NYC Should Re-Draft Plan for Ride-Share Rate Hike, Judge Says

New York City’s Taxi & Limousine Commission should “try again” to raise rates for ride-share drivers and provide clear reasons for doing so, a judge said in explaining why he blocked the increase last week.

(Bloomberg) — New York City’s Taxi & Limousine Commission should “try again” to raise rates for ride-share drivers and provide clear reasons for doing so, a judge said in explaining why he blocked the increase last week.

Manhattan state court Justice Arthur Engoron, a former cab driver, last week blocked the raise from going into effect after Uber Technologies Inc., claiming the commission used a new and flawed method to calculate the increase.
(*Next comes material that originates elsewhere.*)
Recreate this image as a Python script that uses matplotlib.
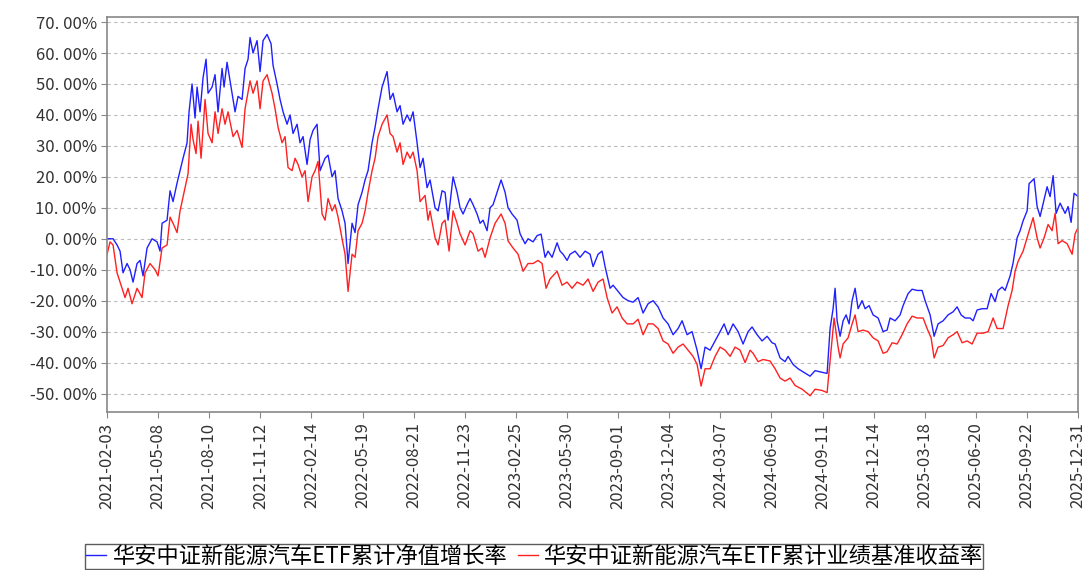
import numpy as np
from matplotlib import pyplot as plt

plt.rcParams['font.family'] = ['Noto Sans CJK SC', 'DejaVu Sans']

# x: position along trading-day axis (0 .. 971), y: cumulative return in %
nav_day = [0, 6, 10, 13, 16, 20, 23, 26, 30, 33, 36, 40, 45, 50, 53, 55, 60, 63, 66, 70, 73, 76, 80, 82, 85, 88, 90,
           93, 96, 99, 101, 105, 108, 111, 115, 117, 120, 123, 128, 131, 135, 138, 141, 143, 146, 150, 153, 156, 160,
           164, 166, 170, 173, 176, 180, 183, 186, 190, 193, 196, 200, 203, 206, 210, 213, 218, 221, 225, 228, 231,
           235, 238, 241, 245, 248, 251, 255, 258, 261, 265, 268, 271, 275, 278, 280, 283, 286, 290, 293, 296, 300,
           303, 306, 310, 313, 316, 320, 323,
           328, 331, 335, 338, 341, 346, 350, 353, 356, 360, 363, 366, 370, 373, 376, 380, 383, 386, 390, 394, 398,
           401, 405, 410, 413, 418, 421, 426, 430, 434, 438, 441, 445, 450, 453, 456, 460, 463, 468, 473, 478, 483,
           486, 491, 495, 498, 503, 506, 511, 516, 521, 526, 531, 536, 541, 546, 551, 556, 561, 566, 571, 575, 580,
           585, 590, 594, 598, 603, 608, 613, 617, 621, 626, 631, 636, 641,
           645, 650, 655, 660, 665, 668, 673, 678, 681, 686, 691, 696, 703, 708, 713, 720, 723, 726, 728, 730, 733,
           736, 739, 742, 745, 748, 751, 755, 758, 762, 766, 771, 776, 780, 783, 788, 793, 796, 801, 805, 810, 815,
           818, 823, 827, 831, 836, 841, 846, 850, 854, 858, 863, 866, 870, 875, 880, 884, 888, 891, 895, 898, 903,
           906, 910, 913, 916, 920, 922, 927, 930, 933, 937, 940, 943, 946, 949, 953, 958, 961, 964, 967, 971]
nav_ret = [0, 0, -2, -4, -11, -8, -10, -14, -8, -7, -12, -3, 0, -1, -4, 5, 6, 15.5, 12, 18, 22, 26, 31, 41, 50, 39, 49,
           41, 52, 58, 47, 49, 53, 41, 55, 49, 57, 51, 41, 46, 45, 55, 58, 65, 60, 64, 54, 64, 66,
           63, 56, 50, 45, 41, 37, 40, 34, 37, 31, 33, 24, 32, 35, 37, 22, 26, 27, 20, 22, 13,
           9, 5, -8, 5, 2, 11, 15, 19, 22, 31, 36, 42, 49, 52, 54, 45, 47, 41, 43, 37, 40,
           38, 41, 31, 23, 26, 16.5, 19,
           10, 9, 15.5, 15, 6, 20, 15, 10, 8, 11, 13, 11, 8, 5, 6, 2.6, 10, 11, 15, 19, 15,
           10, 8, 6, 1.6, -1.6, 0, -1, 1, 1.5, -6, -4, -6, -1.3, -4, -5, -7, -5, -4, -6, -4, -5,
           -9, -5, -4, -9, -16, -15, -17, -19, -20, -20.5, -19, -24, -21, -20, -22, -25.6, -27.5, -31, -29, -26.5, -31,
           -30, -36, -42, -35, -36, -33, -30, -27.5, -31, -27.5, -30, -34, -30,
           -28.5, -31, -33, -31.5, -33.6, -34, -38.5, -39.7, -38, -40.6, -42, -43, -44.4, -42.6, -43, -43.5, -29, -22.6,
           -16, -26.5, -31.5,
           -26.5, -24.6, -27.5, -20, -16, -22.6, -20, -22.6, -21.6, -24.6, -25.6, -30, -29.5, -25.6, -26.5, -24.6,
           -21.6, -17.7, -16.3, -16.7, -16.7,
           -20, -24.6, -31.5, -27.5, -26.5, -24.6, -23.6, -22, -24.6, -25.6, -25.6, -26.5, -23, -22.6, -22.6, -17.7,
           -20.3, -16.7, -15.6, -16.7, -12,
           -7.8, 0.3, 2.6, 5.8, 9, 17.8, 19.4, 10.4, 7.2, 12.6, 16.8, 13.6, 20.4, 8.2, 11.5, 8.2, 10.4, 5.3, 14.7, 13.6]

bench_day = [0, 3, 6, 10, 15, 18, 21, 25, 30, 35, 38, 43, 48, 51, 55, 60, 63, 66, 70, 73, 78, 81, 84, 86, 89, 91, 94,
             98, 101, 105, 108, 111, 115, 118, 121, 126, 130, 135, 138, 143, 146, 150, 153, 156, 160, 165, 168, 171,
             175, 178, 181, 185, 188, 191, 195, 198, 201, 205, 208, 211, 215, 218, 221, 225, 228, 231, 235, 238, 241,
             245, 248, 251, 255, 258, 261, 265, 268, 271, 275, 280, 283, 286, 290, 293, 296, 300, 303, 306, 310, 313,
             318, 321, 323,
             328, 331, 335, 338, 342, 346, 350, 353, 358, 363, 366, 371, 375, 378, 383, 388, 394, 398, 401, 406, 411,
             416, 421, 426, 431, 435, 439, 443, 450, 455, 460, 465, 470, 476, 481, 486, 491, 496, 500, 505, 510, 515,
             520, 526, 531, 536, 541, 546, 551, 556, 561, 566, 571, 576, 581, 586, 590, 594, 598, 603, 608, 613, 618,
             623, 628, 633, 638, 643,
             646, 651, 656, 663, 668, 673, 678, 683, 688, 695, 703, 708, 715, 720, 724, 727, 731, 733, 736, 741, 745,
             748, 751, 756, 761, 766, 771, 776, 780, 785, 790, 795, 800, 805, 810, 816, 820, 824, 827, 831, 836, 841,
             846, 850, 855, 860, 865, 870, 876, 881, 886, 890, 896, 901, 905, 908, 911, 916, 920, 923, 926, 930, 933,
             937, 941, 945, 948, 951, 955, 960, 965, 968, 971]
bench_ret = [-5, -1, -2, -11, -16, -19, -16, -21, -16, -19, -11, -8, -10, -12, -3, -2, 7, 5, 2, 9, 16.5, 21, 37, 32,
             27.5, 38, 26,
             45, 34, 31, 41, 34, 42, 37, 41, 33, 35, 29.5, 42, 51, 47, 51, 42, 51, 53, 47, 42, 36,
             31, 33, 23, 22, 26, 24, 20, 22, 12, 20, 22, 25, 8, 6, 13, 9, 11, 7, 0, -5, -17,
             -5, -6, 2.6, 5, 9, 15, 22, 26, 33, 37, 40, 34, 33, 28, 31, 24, 28, 26, 28, 22, 12,
             14, 6, 9,
             0.3, -2, 5, 6, -4, 9, 5, 1.6, -2, 2.6, 1.6, -4, -3, -6, 0.3, 5, 8, 5, -0.7, -3, -5,
             -10.5, -8, -8, -7, -8, -16, -13, -10.5, -15, -14, -16, -14, -15, -13, -17, -14, -13, -19, -24, -22, -25.6,
             -27.5, -27.5, -26, -31, -27.5, -27.5, -29, -33, -34, -37, -35, -34, -36, -38, -40.6, -47.6, -42, -42, -38,
             -35, -36, -38, -35, -36, -40, -36,
             -37, -39.7, -39, -39.5, -42, -45, -46, -45, -47.4, -48.6, -50.7, -48.6, -49, -49.7, -36, -25.6, -35,
             -38.5, -34, -32, -27.5,
             -24.6, -30, -29.5, -30, -32, -33, -37, -36.5, -33.6, -34, -31, -27.5, -25, -25.6, -25.6, -29, -32, -38.5,
             -35, -34.5, -32,
             -31, -30, -33.6, -33, -34, -30.5, -30.5, -30, -25.6, -29, -29, -21.6, -16.7, -10.5, -7.3, -4, 0.3, 3.6,
             6.8, 0.3, -3,
             0.3, 4.6, 2.6, 8.2, -1.6, -0.6, -1.6, -5, 1.6, 3.6]

date_labels = ["2021-02-03", "2021-05-08", "2021-08-10", "2021-11-12", "2022-02-14", "2022-05-19", "2022-08-21",
               "2022-11-23", "2023-02-25", "2023-05-30", "2023-09-01", "2023-12-04", "2024-03-07", "2024-06-09",
               "2024-09-11", "2024-12-14", "2025-03-18", "2025-06-20", "2025-09-22", "2025-12-31"]
y_ticks = [70, 60, 50, 40, 30, 20, 10, 0, -10, -20, -30, -40, -50]

fig = plt.figure(figsize=(10.89, 5.70), dpi=100)
ax = fig.add_axes([0.0983, 0.277, 0.8917, 0.693])

ax.plot(nav_day, nav_ret, color='#2020ff', lw=1.0, label="华安中证新能源汽车ETF累计净值增长率")
ax.plot(bench_day, bench_ret, color='#ff2020', lw=1.0, label="华安中证新能源汽车ETF累计业绩基准收益率")

ax.set_xlim(0, 971)
ax.set_ylim(-56, 71.6)
ax.set_xticks(np.linspace(0, 971, len(date_labels)))
ax.set_xticklabels(date_labels, rotation=90, fontsize=12, color='#333333')
ax.set_yticks(y_ticks)
ax.set_yticklabels([("%.2f%%" % v).replace(".", ". ") for v in y_ticks], fontsize=12, color='#444444')
ax.yaxis.grid(True, linestyle=(0, (3, 3)), color='#bbbbbb', lw=0.8)
for s in ax.spines.values():
    s.set_color('#888888')
    s.set_linewidth(1.2)
ax.tick_params(colors='#888888', labelcolor='#333333', length=4)

leg = fig.legend(loc='lower left', bbox_to_anchor=(85 / 1089, 0.002), ncol=2, fontsize=16,
                 frameon=True, fancybox=False, handlelength=0.9, handletextpad=0.25,
                 columnspacing=0.5, borderaxespad=0.0, borderpad=0.05)
leg.get_frame().set_edgecolor('#333333')
leg.get_frame().set_linewidth(1.0)

fig.savefig("out.png", dpi=100)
In a written decision issued Tuesday, Engoron said he “sympathizes with the plight of the ride-service drivers, whose deserved raise is being held by a legal technicality.” But the judge said he couldn’t allow the increase to go forward because the city hasn’t explained its reasoning for the change, as required by law. 
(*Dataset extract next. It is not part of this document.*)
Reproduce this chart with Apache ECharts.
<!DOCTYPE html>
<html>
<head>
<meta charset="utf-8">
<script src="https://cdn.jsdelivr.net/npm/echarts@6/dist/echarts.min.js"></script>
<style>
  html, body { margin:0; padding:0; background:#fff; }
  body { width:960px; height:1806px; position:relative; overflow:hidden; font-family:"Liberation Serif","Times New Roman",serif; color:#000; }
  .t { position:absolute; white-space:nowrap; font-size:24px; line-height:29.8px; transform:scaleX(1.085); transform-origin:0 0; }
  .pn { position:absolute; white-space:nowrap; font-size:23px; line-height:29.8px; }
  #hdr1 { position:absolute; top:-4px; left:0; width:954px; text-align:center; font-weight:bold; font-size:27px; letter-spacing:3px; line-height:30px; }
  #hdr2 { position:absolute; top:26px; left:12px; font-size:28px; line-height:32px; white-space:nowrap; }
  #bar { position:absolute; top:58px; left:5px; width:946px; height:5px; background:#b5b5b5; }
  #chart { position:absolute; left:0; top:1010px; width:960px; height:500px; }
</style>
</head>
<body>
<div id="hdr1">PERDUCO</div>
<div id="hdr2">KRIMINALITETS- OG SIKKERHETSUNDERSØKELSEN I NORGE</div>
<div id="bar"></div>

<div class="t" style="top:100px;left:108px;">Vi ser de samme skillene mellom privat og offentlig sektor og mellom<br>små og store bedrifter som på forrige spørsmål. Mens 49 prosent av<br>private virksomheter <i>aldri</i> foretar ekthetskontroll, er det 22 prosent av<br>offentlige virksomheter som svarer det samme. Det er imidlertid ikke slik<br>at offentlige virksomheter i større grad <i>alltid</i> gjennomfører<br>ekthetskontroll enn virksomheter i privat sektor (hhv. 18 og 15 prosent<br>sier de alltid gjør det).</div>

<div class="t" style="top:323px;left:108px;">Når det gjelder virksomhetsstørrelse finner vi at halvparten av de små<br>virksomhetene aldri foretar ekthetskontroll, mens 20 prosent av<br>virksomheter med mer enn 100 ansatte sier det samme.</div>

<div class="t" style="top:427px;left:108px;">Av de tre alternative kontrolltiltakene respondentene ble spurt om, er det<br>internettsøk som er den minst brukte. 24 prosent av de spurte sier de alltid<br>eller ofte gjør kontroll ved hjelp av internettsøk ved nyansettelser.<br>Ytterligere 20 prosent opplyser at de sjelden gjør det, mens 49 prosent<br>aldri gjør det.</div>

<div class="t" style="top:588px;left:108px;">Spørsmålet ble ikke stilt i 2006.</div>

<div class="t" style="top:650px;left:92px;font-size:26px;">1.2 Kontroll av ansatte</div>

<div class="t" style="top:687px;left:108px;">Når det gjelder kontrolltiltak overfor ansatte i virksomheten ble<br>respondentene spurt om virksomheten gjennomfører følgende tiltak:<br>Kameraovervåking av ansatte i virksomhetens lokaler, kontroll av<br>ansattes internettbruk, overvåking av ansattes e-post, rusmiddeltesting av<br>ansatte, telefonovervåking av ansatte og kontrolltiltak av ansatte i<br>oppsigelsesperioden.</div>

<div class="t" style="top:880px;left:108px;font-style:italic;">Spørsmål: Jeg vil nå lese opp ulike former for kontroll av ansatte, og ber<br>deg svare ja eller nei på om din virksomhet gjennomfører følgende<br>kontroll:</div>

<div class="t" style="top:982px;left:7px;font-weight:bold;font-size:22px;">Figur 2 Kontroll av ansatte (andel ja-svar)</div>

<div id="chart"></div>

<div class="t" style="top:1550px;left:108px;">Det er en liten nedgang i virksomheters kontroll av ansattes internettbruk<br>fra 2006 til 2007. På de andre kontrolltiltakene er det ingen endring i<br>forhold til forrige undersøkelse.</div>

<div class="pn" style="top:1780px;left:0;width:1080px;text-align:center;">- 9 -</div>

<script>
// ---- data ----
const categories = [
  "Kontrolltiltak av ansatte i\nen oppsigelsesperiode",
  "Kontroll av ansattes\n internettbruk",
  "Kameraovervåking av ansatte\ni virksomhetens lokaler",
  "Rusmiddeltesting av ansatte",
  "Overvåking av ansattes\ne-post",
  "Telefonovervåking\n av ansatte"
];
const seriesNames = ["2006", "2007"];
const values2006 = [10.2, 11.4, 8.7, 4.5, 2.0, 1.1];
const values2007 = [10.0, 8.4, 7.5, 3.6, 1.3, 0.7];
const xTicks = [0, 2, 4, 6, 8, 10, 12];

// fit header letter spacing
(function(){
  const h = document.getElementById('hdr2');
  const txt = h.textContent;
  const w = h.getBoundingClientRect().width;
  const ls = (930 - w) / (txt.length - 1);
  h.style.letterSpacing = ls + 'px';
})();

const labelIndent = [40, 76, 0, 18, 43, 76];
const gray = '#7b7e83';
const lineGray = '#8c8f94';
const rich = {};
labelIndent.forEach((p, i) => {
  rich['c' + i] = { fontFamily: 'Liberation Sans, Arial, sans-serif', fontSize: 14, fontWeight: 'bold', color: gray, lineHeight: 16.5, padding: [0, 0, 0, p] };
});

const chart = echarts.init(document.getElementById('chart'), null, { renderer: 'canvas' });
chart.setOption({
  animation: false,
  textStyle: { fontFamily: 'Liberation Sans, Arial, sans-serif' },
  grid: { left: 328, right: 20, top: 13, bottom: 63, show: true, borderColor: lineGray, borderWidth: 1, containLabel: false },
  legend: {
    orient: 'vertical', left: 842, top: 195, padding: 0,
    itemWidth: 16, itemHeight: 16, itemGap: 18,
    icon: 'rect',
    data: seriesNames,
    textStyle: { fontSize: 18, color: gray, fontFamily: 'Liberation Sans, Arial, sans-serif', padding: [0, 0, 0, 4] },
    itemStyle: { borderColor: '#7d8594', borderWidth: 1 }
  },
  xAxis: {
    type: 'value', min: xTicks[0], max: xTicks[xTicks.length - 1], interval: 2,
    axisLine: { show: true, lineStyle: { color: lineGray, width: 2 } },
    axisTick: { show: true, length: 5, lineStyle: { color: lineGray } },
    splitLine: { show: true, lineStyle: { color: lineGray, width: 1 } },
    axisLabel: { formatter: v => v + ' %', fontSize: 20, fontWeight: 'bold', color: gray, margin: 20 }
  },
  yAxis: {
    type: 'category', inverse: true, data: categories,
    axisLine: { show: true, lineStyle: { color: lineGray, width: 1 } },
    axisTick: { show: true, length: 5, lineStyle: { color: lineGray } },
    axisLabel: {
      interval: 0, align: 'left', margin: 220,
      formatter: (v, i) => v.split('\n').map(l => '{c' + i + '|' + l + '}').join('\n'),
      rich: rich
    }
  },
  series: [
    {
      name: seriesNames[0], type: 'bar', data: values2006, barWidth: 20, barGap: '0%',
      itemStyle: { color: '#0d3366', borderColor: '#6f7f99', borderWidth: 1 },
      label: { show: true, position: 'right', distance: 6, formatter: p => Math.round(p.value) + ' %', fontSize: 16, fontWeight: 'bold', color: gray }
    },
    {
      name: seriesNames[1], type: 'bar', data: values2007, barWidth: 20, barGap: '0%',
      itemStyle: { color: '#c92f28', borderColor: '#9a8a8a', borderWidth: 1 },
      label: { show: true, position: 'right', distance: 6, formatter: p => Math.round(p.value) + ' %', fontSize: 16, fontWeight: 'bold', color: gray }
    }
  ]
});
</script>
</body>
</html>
The commission’s basis for the increase “completely fails to explain” why the commission chose particular indices and time frames, and doesn’t include any math to illustrate how it arrived at its numbers, Engoron said. Ideally, the explanation should “be something the ride-service drivers themselves understand,” he said.

“No doubt the TLC will, and should, try again,” the judge wrote. “This court strongly urges the TLC to make its new explanation as clear as possible and suggests that concrete numerical examples be given, and all calculations explained.”